GIVEN TASK ::
Leave the pictures out and retype the lines from the beginning through the line with "line=dict(color='black', width=3.5)))", both ends included.

RECORDS SUPPLIED ::
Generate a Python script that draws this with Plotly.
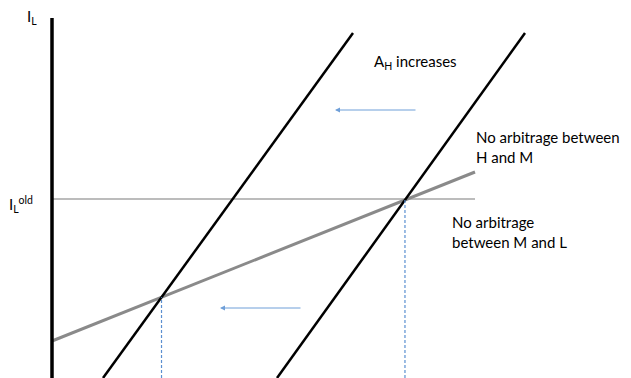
import plotly.graph_objects as go

# line endpoints in chart units (origin at the I_L axis, bottom of figure)
axis_x = [0, 0]
axis_y = [0, 360]

new_line_x = [51, 301]      # no arbitrage H/M after A_H increases
new_line_y = [0, 345]
old_line_x = [225, 473]     # no arbitrage H/M, original
old_line_y = [0, 345]

ml_x = [0, 423]             # no arbitrage M/L
ml_y = [37, 206]

il_old = 179
il_old_x = [0, 423]

arrow_tails = [(365, 268), (250, 70)]
arrow_heads = [(283, 268), (168, 70)]


def crossing(lx, ly, gx, gy):
    # intersection of a steep black line with the grey M/L line
    a = (lx[1] - lx[0]) / (ly[1] - ly[0])
    s = (gy[1] - gy[0]) / (gx[1] - gx[0])
    y = (gy[0] + s * (lx[0] - a * ly[0] - gx[0])) / (1 - s * a)
    return lx[0] + a * (y - ly[0]), y


fig = go.Figure()
fig.add_trace(go.Scatter(x=il_old_x, y=[il_old, il_old], mode='lines',
                         line=dict(color='#a6a6a6', width=1.5)))
fig.add_trace(go.Scatter(x=ml_x, y=ml_y, mode='lines',
                         line=dict(color='#8a8a8a', width=3)))
for lx, ly in [(new_line_x, new_line_y), (old_line_x, old_line_y)]:
    fig.add_trace(go.Scatter(x=lx, y=ly, mode='lines',
                             line=dict(color='black', width=2.5)))
    cx, cy = crossing(lx, ly, ml_x, ml_y)
    fig.add_trace(go.Scatter(x=[cx, cx], y=[0, cy], mode='lines',
                             line=dict(color='#5b8fd0', width=1.2,
                                       dash='3px,2px')))
fig.add_trace(go.Scatter(x=axis_x, y=axis_y, mode='lines',
                         line=dict(color='black', width=3.5)))

for (tx, ty), (hx, hy) in zip(arrow_tails, arrow_heads):
    fig.add_annotation(x=hx, y=hy, ax=tx, ay=ty, axref='x', ayref='y',
                       xref='x', yref='y', text='', showarrow=True,
                       arrowhead=2, arrowsize=1, arrowwidth=1,
                       arrowcolor='#6f9fd8')

font = dict(family='Lato', size=15, color='black')
labels = [
    (-20, 361, 'I<sub>L</sub>', 'center'),
    (-31, 174, 'I<sub>L</sub><sup>old</sup>', 'center'),
    (320, 316, 'A<sub>H</sub> increases', 'left'),
    (422, 231, 'No arbitrage between<br>H and M', 'left'),
    (398, 146, 'No arbitrage<br>between M and L', 'left'),
]
for x, y, t, anchor in labels:
    fig.add_annotation(x=x, y=y, text=t, showarrow=False, xanchor=anchor,
                       align='left', font=font)

# page body adds an 8px margin, so the figure is 8px smaller on each axis
fig.update_xaxes(range=[-44, 579], visible=False)
fig.update_yaxes(range=[0, 370], visible=False)
fig.update_layout(width=623, height=370, margin=dict(l=0, r=0, t=0, b=0),
                  plot_bgcolor='white', paper_bgcolor='white',
                  showlegend=False)
fig.write_html("out.html")
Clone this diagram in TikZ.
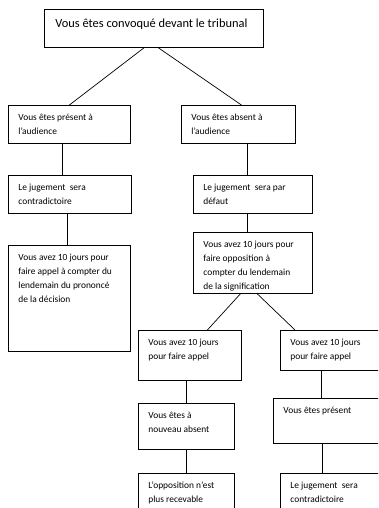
\documentclass[tikz,border=0pt]{standalone}
\usepackage{fontspec}
\setmainfont{Carlito}
\usepackage{tikz}
\newcommand{\cadre}[4]{\parbox[c][#2pt][t]{#1pt}{\raggedright\leftskip=10pt\baselineskip=14pt\rule{0pt}{#3pt}#4}}

\begin{document}
\begin{tikzpicture}[x=1pt,y=-1pt,
  boite/.style={draw,line width=0.8pt,anchor=north west,inner sep=0pt,font=\fontsize{9.4}{14}\selectfont},
  trait/.style={line width=0.7pt}]
\useasboundingbox (0,0) rectangle (378,508);
\clip (0,0) rectangle (378,508);
\node[boite,font=\fontsize{12.4}{15}\selectfont] (convoque) at (44,9) {\cadre{219}{38}{18}{\leftskip=11pt Vous êtes convoqué devant le tribunal}};
\node[boite] (present) at (8,105) {\cadre{122}{38}{15}{Vous êtes présent à\\ l’audience}};
\node[boite] (absent) at (181,105) {\cadre{114}{38}{15}{Vous êtes absent à\\ l’audience}};
\node[boite] (contra) at (8,175) {\cadre{123}{38}{15}{Le jugement\ \ sera\\ contradictoire}};
\node[boite] (defaut) at (193,175) {\cadre{119}{38}{15}{Le jugement\ \ sera par\\ défaut}};
\node[boite] (delai) at (8,245) {\cadre{122}{106}{15}{Vous avez 10 jours pour\\ faire appel à compter du\\ lendemain du prononcé\\ de la décision}};
\node[boite] (opposition) at (193,232) {\cadre{119}{61}{15}{Vous avez 10 jours pour\\ faire opposition à\\ compter du lendemain\\ de la signification}};
\node[boite] (appel1) at (138,330) {\cadre{103}{50}{15}{Vous avez 10 jours\\ pour faire appel}};
\node[boite] (appel2) at (280,330) {\cadre{110}{40}{15}{Vous avez 10 jours\\ pour faire appel}};
\node[boite] (nouveau) at (138,403) {\cadre{96}{46}{15}{Vous êtes à\\ nouveau absent}};
\node[boite] (irrecevable) at (138,473) {\cadre{96}{45}{15}{L’opposition n’est\\ plus recevable}};
\node[boite] (present2) at (273,398) {\cadre{115}{45}{15}{Vous êtes présent}};
\node[boite] (contra2) at (280,473) {\cadre{110}{45}{15}{Le jugement\ \ sera\\ contradictoire}};

\draw[trait] (convoque.243) -- (present.north);
\draw[trait] (convoque.283) -- ([xshift=3pt]absent.north);
\draw[trait] ([xshift=-7pt]present.south) -- ([xshift=-7pt]present.south |- contra.north);
\draw[trait] ([xshift=-2.5pt]contra.south) -- ([xshift=-2.5pt]contra.south |- delai.north);
\draw[trait] ([xshift=-5.5pt]defaut.north) -- ([xshift=-5.5pt]defaut.north |- absent.south);
\draw[trait] ([xshift=-5.5pt]defaut.south) -- ([xshift=-5.5pt]defaut.south |- opposition.north);
\draw[trait] (opposition.248) -- ([xshift=17.5pt]appel1.north);
\draw[trait] (opposition.278) -- ([xshift=15pt]appel2.north west);
\draw[trait] (nouveau.north) -- (nouveau.north |- appel1.south);
\draw[trait] (irrecevable.north) -- (irrecevable.north |- nouveau.south);
\draw[trait] ([xshift=41pt]appel2.south west) -- ([xshift=41pt]appel2.south west |- present2.north);
\draw[trait] ([xshift=49pt]present2.south west) -- ([xshift=49pt]present2.south west |- contra2.north);
\end{tikzpicture}
\end{document}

THE RESULT ::
Generate a Python script that draws this with Plotly.
import plotly.graph_objects as go

# line endpoints in chart units (origin at the I_L axis, bottom of figure)
axis_x = [0, 0]
axis_y = [0, 360]

new_line_x = [51, 301]      # no arbitrage H/M after A_H increases
new_line_y = [0, 345]
old_line_x = [225, 473]     # no arbitrage H/M, original
old_line_y = [0, 345]

ml_x = [0, 423]             # no arbitrage M/L
ml_y = [37, 206]

il_old = 179
il_old_x = [0, 423]

arrow_tails = [(365, 268), (250, 70)]
arrow_heads = [(283, 268), (168, 70)]


def crossing(lx, ly, gx, gy):
    # intersection of a steep black line with the grey M/L line
    a = (lx[1] - lx[0]) / (ly[1] - ly[0])
    s = (gy[1] - gy[0]) / (gx[1] - gx[0])
    y = (gy[0] + s * (lx[0] - a * ly[0] - gx[0])) / (1 - s * a)
    return lx[0] + a * (y - ly[0]), y


fig = go.Figure()
fig.add_trace(go.Scatter(x=il_old_x, y=[il_old, il_old], mode='lines',
                         line=dict(color='#a6a6a6', width=1.5)))
fig.add_trace(go.Scatter(x=ml_x, y=ml_y, mode='lines',
                         line=dict(color='#8a8a8a', width=3)))
for lx, ly in [(new_line_x, new_line_y), (old_line_x, old_line_y)]:
    fig.add_trace(go.Scatter(x=lx, y=ly, mode='lines',
                             line=dict(color='black', width=2.5)))
    cx, cy = crossing(lx, ly, ml_x, ml_y)
    fig.add_trace(go.Scatter(x=[cx, cx], y=[0, cy], mode='lines',
                             line=dict(color='#5b8fd0', width=1.2,
                                       dash='3px,2px')))
fig.add_trace(go.Scatter(x=axis_x, y=axis_y, mode='lines',
                         line=dict(color='black', width=3.5)))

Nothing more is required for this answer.